Smaller Son has some friends round too. They were going out on the razz in Darlington. Senior Son was meeting up with his mates in Richmond. Phones rang. Mobiles beeped. The television was on downstairs, the television was on upstairs, every light in the house was on, stereos blared, doors slammed.

They tried to conduct arguments from inside the shower, above the noise of water and through two doors. A dripping boy in towels came down and set up the ironing board in the hall. Another lad home from university turned up on the doorstep hoping for a haircut and was absorbed into the chaos.
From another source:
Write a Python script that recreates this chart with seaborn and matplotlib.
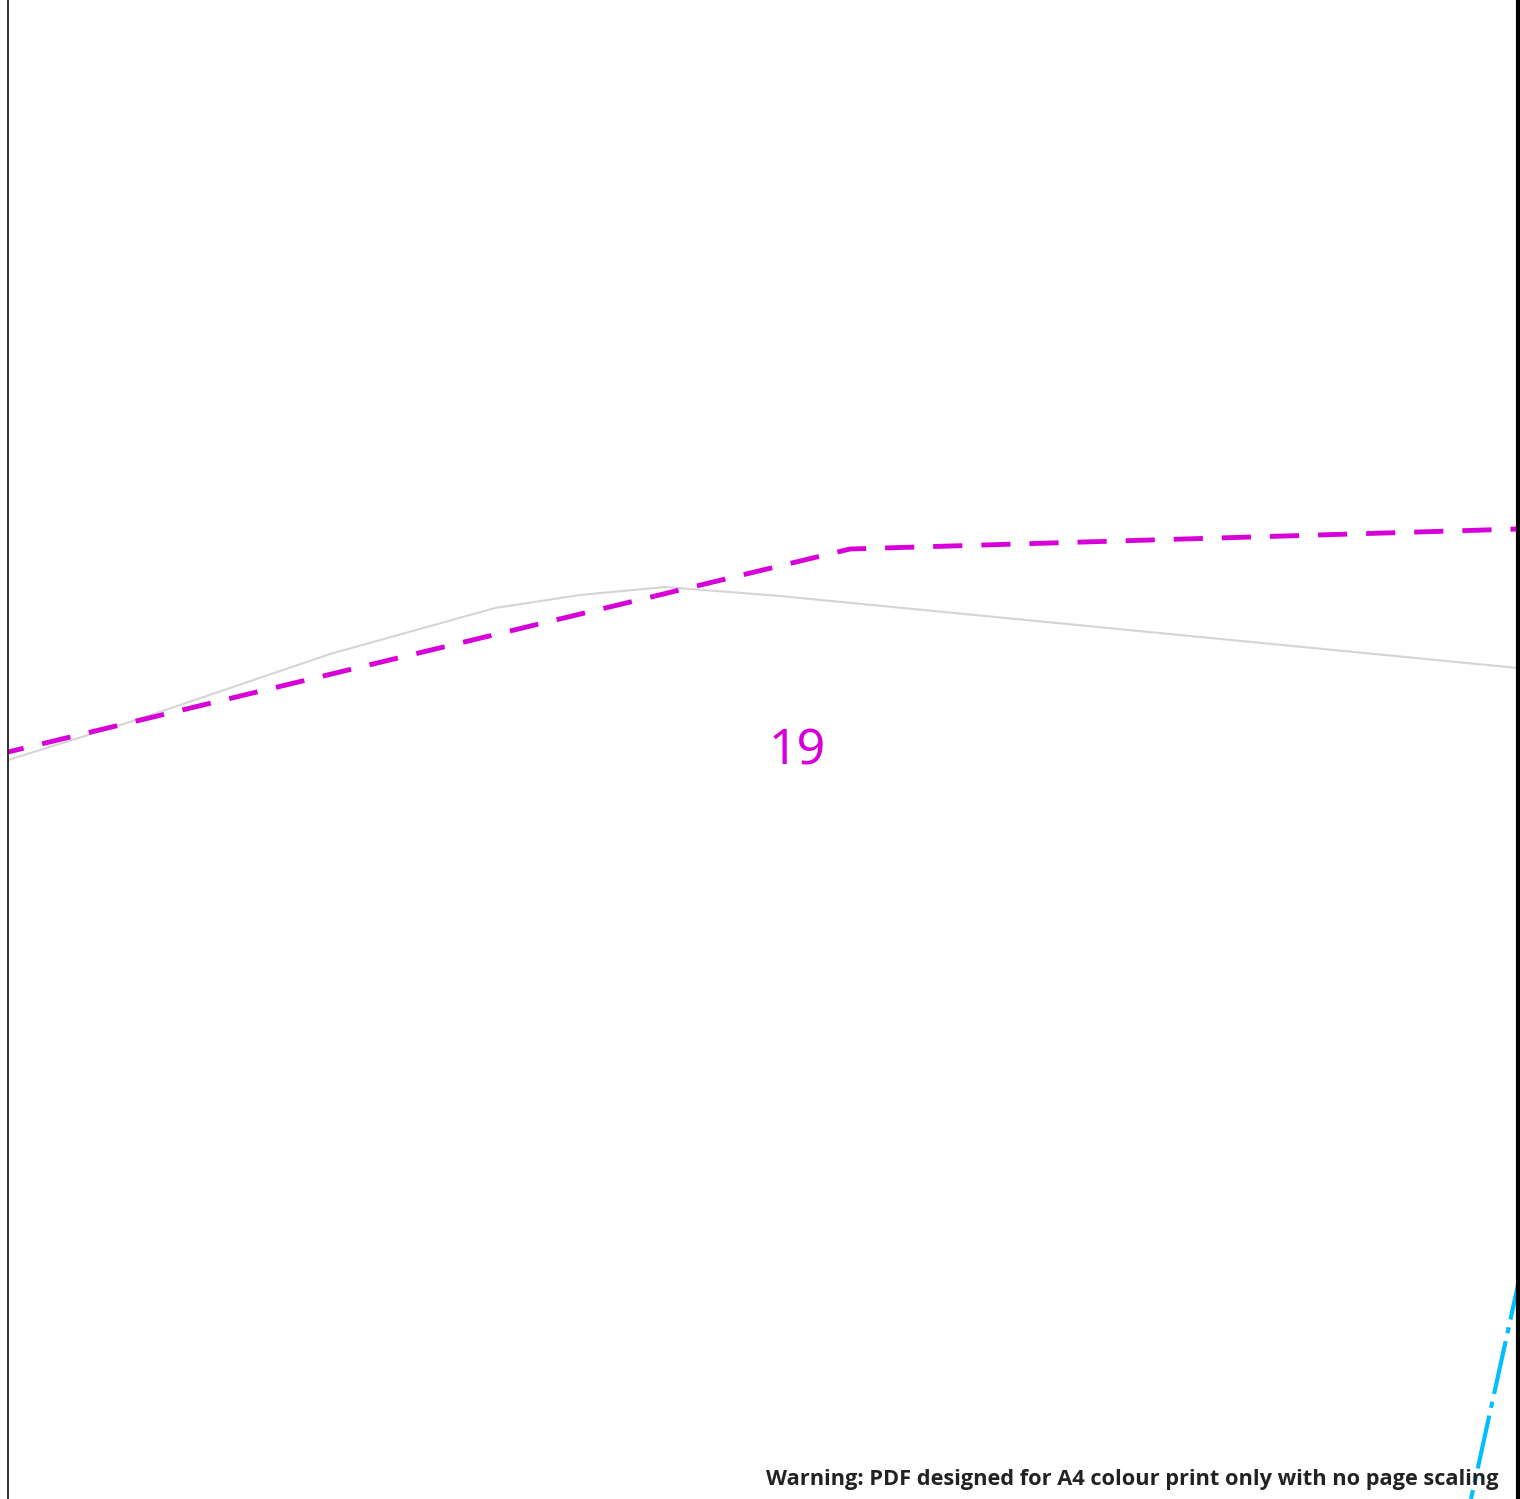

Husband - who is never normally home at this hour - manoeuvred past the ironing board and found two strange young men playing computer games in the study.

"Don't ask." I said.

Not expecting Senior Son home (The first I'd known was an answerphone message from somewhere on the M62), I'd booked a visiting friend into his room so had to offer the spare room instead. Spare room knee deep in Things I Am Sorting Out. Threw everything onto one bed and cleared pathway to the other.

Senior Son was rifling through the Tesco's bags for something to eat. Smaller Son was rifling through the ironing basket for some socks. The televisions, stereos, computer and mobiles all still bleeped and rang.

Then there was a spirited discussion about whose car they were taking to where and at what time. Much shouting about who was ready and who was keeping the other waiting and if it was the other way round THEN there'd be a fuss.

Finally they went, the house still shuddering from the shock of it all. Senior Son came home the next morning just as I was going swimming. At breakfast, there was a strange young man in boxer shorts in the kitchen and my boys were arguing because they both wanted the same newspaper.

On Saturdays we have ten papers delivered to the house. You'd think, wouldn't you, it would be enough.

And so it went on all weekend. Something about Senior Son's presence causes cushions to fall off sofas, newspapers to disintegrate in the bath, orange juice to fling itself from the carton all across the kitchen and congeal stickily just where I put something down.

Then suddenly on Sunday afternoon, with a final argument about the origin of the word "Caucasian", they were gone. Senior Son bundled his possessions into a bin bag (Of course we have plenty of suitcases and travelbags, but what's that got to do with it?) and went back to Manchester and an evening as a DJ and Smaller Son went off to work.

Their father and I viewed the debris. There were five soggy towels, two empty glasses and a lager bottle in Senior Son's room. After the noise and arguments of the previous few days, you could actually feel the silence. All a bit unnerving really.

And, of course I'll just have got nicely used to it and it will all be shattered again.